M. Jaar a affirmé qu’il pensait que le but du complot avait été de destituer, pas de tuer, le président, et qu’il a été pris dans un jeu politique plus large qu’il ne comprend toujours pas entièrement. Il a été arrêté en République dominicaine vendredi après six mois de cavale, selon un haut responsable de la sécurité du pays.
Selon M. Jaar, les comploteurs avaient l’intention de faire prêter serment à un ancien juge de la Cour suprême, Windelle Coq-Thélot, comme nouveau président. Son récit suggère qu’ils attendaient le soutien d’éléments clés de l’État haïtien, y compris les forces de sécurité, dans leur tentative de coup d’État, précise le journal.
Mais quel que soit le plan qu’il y ait eu de capturer, pas de tuer, le président a été sabordé lorsque des hommes armés ont fait irruption chez lui et l’ont assassiné dans sa chambre. Comment et pourquoi le plan a changé – de forcer le président à démissionner à l’assassiner – M. Jaar a affirmé qu’il ne le savait pas.
Selon le NYT, M. Jaar a également mis en cause un autre haut responsable du gouvernement de M. Henry : le chef intérimaire de la police, Frantz Elbé. Au cours d’une réunion pour discuter du complot, a déclaré M. Jaar, M. Badio a appelé M. Elbé, un conseiller principal de la police à l’époque, et lui a demandé de l’aider à se procurer des armes pour le coup d’État. M. Elbé a dit à M. Badio qu’il n’avait pas les armes, mais n’a pas non plus essayé d’empêcher le coup d’État, a raconté M. Jaar, sans fournir de preuves indépendantes, écrit le journal.
Frantz Elbé a été promu directeur général ad intérim de la PNH en octobre par Ariel Henry.mmentaires.

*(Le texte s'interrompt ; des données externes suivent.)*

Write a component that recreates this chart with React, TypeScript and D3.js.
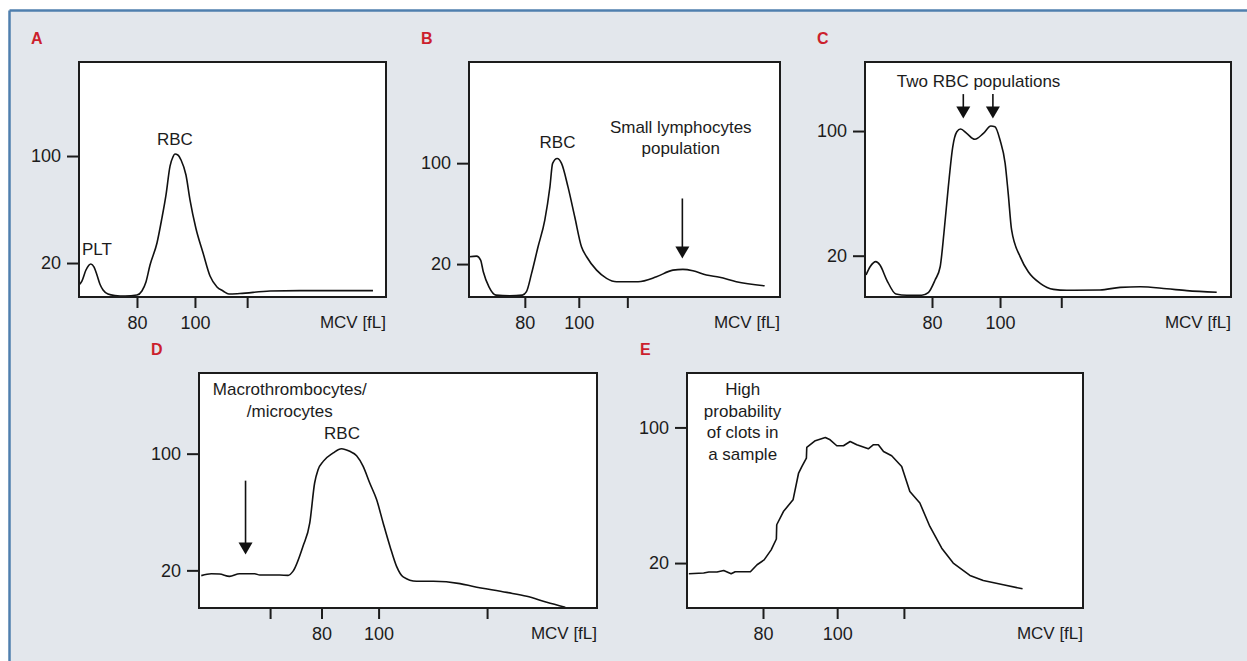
import React, { useEffect, useRef } from 'react';
import * as d3 from 'd3';

// MCV histograms (x = MCV fL, y = relative count)
const aMcv = [60.0, 61.0, 62.4, 64.1, 65.2, 66.2, 67.2, 68.3, 70.0, 72.4, 75.9, 80.0, 81.7, 83.1, 84.5, 86.9, 88.6, 90.0, 91.4, 92.4, 93.1, 94.1, 95.2, 96.9, 98.3, 100.3, 102.8, 105.2, 107.6, 109.7, 111.7, 115.5, 125.9, 136.2, 161.4];
const aCount = [3.6, 6.5, 14.8, 19.3, 17.0, 11.0, 4.3, -0.2, -3.2, -4.3, -4.7, -3.9, -0.9, 5.8, 18.5, 35.0, 53.6, 70.8, 92.5, 99.3, 101.5, 100.8, 97.0, 85.8, 67.1, 46.2, 27.5, 10.3, 2.1, -0.9, -3.2, -2.8, -0.9, -0.6, -0.6];

const bMcv = [59.4, 62.1, 63.6, 64.6, 66.7, 69.3, 74.4, 79.1, 80.6, 82.5, 84.9, 87.4, 89.3, 90.3, 92.0, 93.6, 96.0, 98.5, 101.0, 102.9, 106.6, 110.3, 114.0, 122.0, 128.8, 134.9, 138.6, 142.3, 147.3, 152.2, 158.4, 168.9];
const bCount = [25.8, 26.3, 23.2, 13.9, 2.0, -4.6, -5.1, -4.6, -1.9, 12.6, 33.7, 54.9, 81.2, 99.8, 103.7, 99.8, 81.2, 57.5, 33.7, 25.8, 15.2, 8.7, 6.0, 6.0, 9.9, 15.2, 15.8, 14.7, 11.3, 9.5, 6.0, 2.8];

const cMcv = [60.6, 61.8, 63.5, 64.7, 66.7, 69.4, 72.6, 77.0, 78.9, 80.9, 82.4, 83.5, 84.8, 86.1, 87.3, 88.4, 90.2, 92.6, 95.1, 97.3, 98.5, 100.0, 101.5, 102.4, 103.4, 105.9, 108.3, 111.8, 115.7, 119.6, 129.4, 135.3, 141.2, 149.0, 154.9, 163.7];
const cCount = [7.6, 12.9, 16.2, 14.0, 4.4, -4.6, -5.4, -5.4, -3.7, 4.4, 12.9, 34.4, 64.3, 89.9, 99.5, 101.3, 98.5, 94.7, 98.5, 103.2, 102.7, 94.2, 79.3, 60.0, 36.5, 19.4, 9.7, 2.3, -1.6, -2.2, -2.0, -0.3, 0.1, -1.2, -2.4, -3.5];

const dMcv = [37.9, 41.4, 44.3, 47.8, 51.3, 56.6, 58.4, 65.4, 68.3, 70.0, 73.5, 75.9, 77.6, 78.8, 80.6, 84.1, 87.0, 89.9, 92.3, 94.6, 96.9, 99.3, 101.6, 104.0, 106.3, 108.6, 113.3, 119.2, 128.5, 133.2, 144.9, 151.9, 158.9, 165.4];
const dCount = [16.4, 17.7, 17.5, 15.9, 17.7, 17.7, 16.8, 16.8, 16.6, 19.3, 36.4, 52.5, 79.9, 89.0, 94.7, 100.5, 103.4, 101.6, 98.6, 91.3, 79.9, 68.5, 52.5, 36.4, 22.7, 15.5, 12.5, 12.5, 10.9, 9.0, 4.9, 2.2, -1.9, -5.3];

const eMcv = [60.0, 64.0, 65.4, 67.6, 69.4, 71.4, 72.5, 76.6, 78.4, 80.3, 82.2, 83.6, 83.7, 85.5, 88.1, 89.6, 90.5, 91.7, 91.8, 94.1, 96.8, 98.1, 99.9, 101.7, 103.5, 105.3, 108.4, 109.8, 111.1, 112.5, 114.7, 117.4, 119.6, 122.3, 125.0, 128.2, 131.3, 135.8, 139.4, 144.8, 150.0];
const eCount = [13.7, 14.1, 14.7, 14.7, 15.6, 13.7, 14.9, 14.9, 19.0, 21.9, 27.8, 34.2, 42.6, 50.4, 57.3, 73.1, 77.0, 81.9, 88.2, 92.2, 94.1, 92.7, 89.2, 89.2, 91.7, 89.8, 87.4, 89.8, 89.8, 85.8, 83.3, 77.0, 62.2, 55.4, 41.6, 28.8, 20.0, 12.7, 9.7, 7.2, 4.8];

const xTickValues = [80, 100, 118];
const xTickLabels = ['80', '100', ''];
const dTickValues = [62, 80, 100, 138];
const dTickLabels = ['', '80', '100', ''];
const yTickValues = [20, 100];

// annotations: [mcv, count, text]
const aNotes: [number, number, string][] = [[93.1, 108.2, 'RBC'], [66.2, 26, 'PLT']];
const bNotes: [number, number, string][] = [[92.1, 112.1, 'RBC'], [137.8, 123.8, 'Small lymphocytes'], [137.8, 107.1, 'population']];
const cNotes: [number, number, string][] = [[93.7, 128.4, 'Two RBC populations']];
const dNotes: [number, number, string][] = [[68.9, 139.9, 'Macrothrombocytes/'], [68.9, 124.9, '/microcytes'], [87.2, 110, 'RBC']];
const eNotes: [number, number, string][] = [[74.5, 118.9, 'High'], [74.5, 106.1, 'probability'], [74.5, 93.7, 'of clots in'], [74.5, 80.9, 'a sample']];

// arrows: [mcv, tail count, tip count]
const bArrows = [[138.4, 72, 24.5]];
const cArrows = [[89.2, 123.7, 108.1], [97.9, 123.7, 108.1]];
const dArrows = [[53.4, 81.5, 30.8]];

const panels = [
  { id: 'A', lx: 31, ly: 44, box: { x: 79, y: 62, w: 307, h: 235 }, xd: [60.0, 165.9], yd: [-5.4, 170.3], mcv: aMcv, count: aCount, ticks: xTickValues, tickLabels: xTickLabels, notes: aNotes, arrows: [], curve: d3.curveMonotoneX },
  { id: 'B', lx: 421, ly: 44, box: { x: 469, y: 62, w: 311, h: 235 }, xd: [59.3, 174.6], yd: [-6.1, 180.2], mcv: bMcv, count: bCount, ticks: xTickValues, tickLabels: xTickLabels, notes: bNotes, arrows: bArrows, curve: d3.curveMonotoneX },
  { id: 'C', lx: 817, ly: 44, box: { x: 865, y: 62, w: 366, h: 235 }, xd: [60.3, 167.9], yd: [-6.5, 144.3], mcv: cMcv, count: cCount, ticks: xTickValues, tickLabels: xTickLabels, notes: cNotes, arrows: cArrows, curve: d3.curveMonotoneX },
  { id: 'D', lx: 151, ly: 355, box: { x: 199, y: 373, w: 398, h: 235 }, xd: [37.1, 176.5], yd: [-5.8, 155.3], mcv: dMcv, count: dCount, ticks: dTickValues, tickLabels: dTickLabels, notes: dNotes, arrows: dArrows, curve: d3.curveMonotoneX },
  { id: 'E', lx: 640, ly: 355, box: { x: 687, y: 373, w: 396, h: 235 }, xd: [59.5, 166.3], yd: [-6.5, 132.1], mcv: eMcv, count: eCount, ticks: xTickValues, tickLabels: xTickLabels, notes: eNotes, arrows: [], curve: d3.curveLinear },
];

const FONT = '"Liberation Sans", Arial, sans-serif';
const INK = '#1c1c1c';

const App = () => {
  const svgRef = useRef<SVGSVGElement>(null);

  useEffect(() => {
    if (!svgRef.current) return;
    const svg = d3.select(svgRef.current);
    svg.selectAll('*').remove();

    // background + frame
    svg.append('rect').attr('width', 1247).attr('height', 661).attr('fill', '#ffffff');
    svg.append('rect').attr('x', 9.5).attr('y', 10.5).attr('width', 1247).attr('height', 661).attr('fill', '#e3e7ec');
    svg.append('line').attr('x1', 9.5).attr('x2', 1247).attr('y1', 10.5).attr('y2', 10.5).attr('stroke', '#4f7fae').attr('stroke-width', 2.5);
    svg.append('line').attr('x1', 9.5).attr('x2', 9.5).attr('y1', 10.5).attr('y2', 661).attr('stroke', '#4f7fae').attr('stroke-width', 2.5);

    panels.forEach(p => {
      const { box } = p;
      const x = d3.scaleLinear().domain(p.xd).range([box.x, box.x + box.w]);
      const y = d3.scaleLinear().domain(p.yd).range([box.y + box.h, box.y]);

      svg.append('text')
        .attr('x', p.lx).attr('y', p.ly)
        .style('font-family', FONT).style('font-size', '16px').style('font-weight', '700')
        .style('fill', '#cc1f2d')
        .text(p.id);

      svg.append('rect')
        .attr('x', box.x).attr('y', box.y).attr('width', box.w).attr('height', box.h)
        .attr('fill', '#ffffff');

      // axes
      const xAxis = d3.axisBottom(x)
        .tickValues(p.ticks)
        .tickFormat((d, i) => p.tickLabels[i])
        .tickSize(11).tickPadding(8);
      const gx = svg.append('g')
        .attr('transform', `translate(0,${box.y + box.h})`)
        .call(xAxis);
      gx.select('.domain').remove();
      gx.selectAll('line').attr('stroke', INK).attr('stroke-width', 2);
      gx.selectAll('text').style('font-family', FONT).style('font-size', '18px').style('fill', INK);

      const yAxis = d3.axisLeft(y).tickValues(yTickValues).tickSize(12).tickPadding(6);
      const gy = svg.append('g')
        .attr('transform', `translate(${box.x},0)`)
        .call(yAxis);
      gy.select('.domain').remove();
      gy.selectAll('line').attr('stroke', INK).attr('stroke-width', 2);
      gy.selectAll('text').style('font-family', FONT).style('font-size', '18px').style('fill', INK);

      svg.append('text')
        .attr('x', box.x + box.w).attr('y', box.y + box.h + 31)
        .attr('text-anchor', 'end')
        .style('font-family', FONT).style('font-size', '17px').style('fill', INK)
        .text('MCV [fL]');

      // histogram line
      const data = p.mcv.map((m, i) => [m, p.count[i]] as [number, number]);
      const line = d3.line<[number, number]>()
        .x(d => x(d[0]))
        .y(d => y(d[1]))
        .curve(p.curve);
      svg.append('path')
        .datum(data)
        .attr('fill', 'none')
        .attr('stroke', '#111')
        .attr('stroke-width', 1.6)
        .attr('stroke-linejoin', 'round')
        .attr('d', line);

      // box outline on top
      svg.append('rect')
        .attr('x', box.x).attr('y', box.y).attr('width', box.w).attr('height', box.h)
        .attr('fill', 'none').attr('stroke', INK).attr('stroke-width', 2);

      // annotations
      p.notes.forEach(n => {
        svg.append('text')
          .attr('x', x(n[0])).attr('y', y(n[1]))
          .attr('text-anchor', 'middle')
          .style('font-family', FONT).style('font-size', '17px').style('fill', INK)
          .text(n[2]);
      });

      p.arrows.forEach(a => {
        const ax = x(a[0]);
        const tail = y(a[1]);
        const tip = y(a[2]);
        svg.append('line')
          .attr('x1', ax).attr('x2', ax).attr('y1', tail).attr('y2', tip - 10)
          .attr('stroke', '#111').attr('stroke-width', 1.6);
        svg.append('path')
          .attr('d', `M${ax - 7},${tip - 12}L${ax + 7},${tip - 12}L${ax},${tip}Z`)
          .attr('fill', '#111');
      });
    });
  }, []);

  return (
    <svg
      ref={svgRef}
      width={1247}
      height={661}
      style={{ position: 'absolute', left: 0, top: 0, display: 'block' }}
    />
  );
};

export default App;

M. Jaar, un descendant d’immigrants palestiniens né en Haïti, a passé trois ans dans une prison des États-Unis pour trafic de cocaïne. À son retour en Haïti au milieu des années 2010, il a déclaré avoir quitté le commerce de la drogue et construit une chaîne de magasins de volaille dans la capitale, Port-au-Prince.
Il a affirmé avoir été recruté dans le complot fin mai par M. Badio par l’intermédiaire d’un ami commun. M. Jaar a déclaré qu’il s’était joint par dégoût de l’autoritarisme croissant du président et par espoir d’obtenir un traitement commercial préférentiel de la part du nouveau gouvernement.
Jaar a déclaré qu’il ne savait pas quels ordres M. Badio suivait, ni qui était le cerveau ultime.
Il a déclaré qu’il avait accepté de se joindre au complot parce que M. Badio et d’autres comploteurs lui avaient dit qu’il bénéficiait du soutien total des États-Unis, qui, selon eux, devenaient nerveux au sujet des liens supposés du président avec les terroristes et les trafiquants de drogue.
« Si le gouvernement américain était impliqué, alors c’était sûr », a déclaré M. Jaar, décrivant sa pensée à l’époque.
M.Jaar a déclaré qu’il avait contribué environ 130 000 $ au plan, aidé à trouver les armes et fourni la maison à partir de laquelle 21 commandos colombiens à la retraite se sont rendus à la résidence présidentielle peu après minuit.
Les responsables de la sécurité haïtienne ont déclaré que l’assaut contre la résidence présidentielle était destiné à être mené par un groupe criminel appelé Phantom 509, qui est composé d’anciens et d’actuels policiers et a des liens politiques étroits.
M. Jaar a déclaré que lui et M. Badio avaient rencontré un homme prétendant être un chef du Phantom 509 pour discuter du complot, mais que le gang s’était retiré environ une semaine avant le meurtre, pour des raisons qu’il a déclaré ne pas connaître. M. Jaar a déclaré que c’était à ce moment-là que d’anciens soldats colombiens, qui auraient été amenés pour assurer la sécurité du successeur du président, ont appris que leur mission avait changé – prendre d’assaut la résidence présidentielle.
M.Jaar a affirmé qu’il ne savait pas comment le plan d’arrestation de M. Moïse est devenu mortel, le président ayant reçu 12 balles dans sa chambre.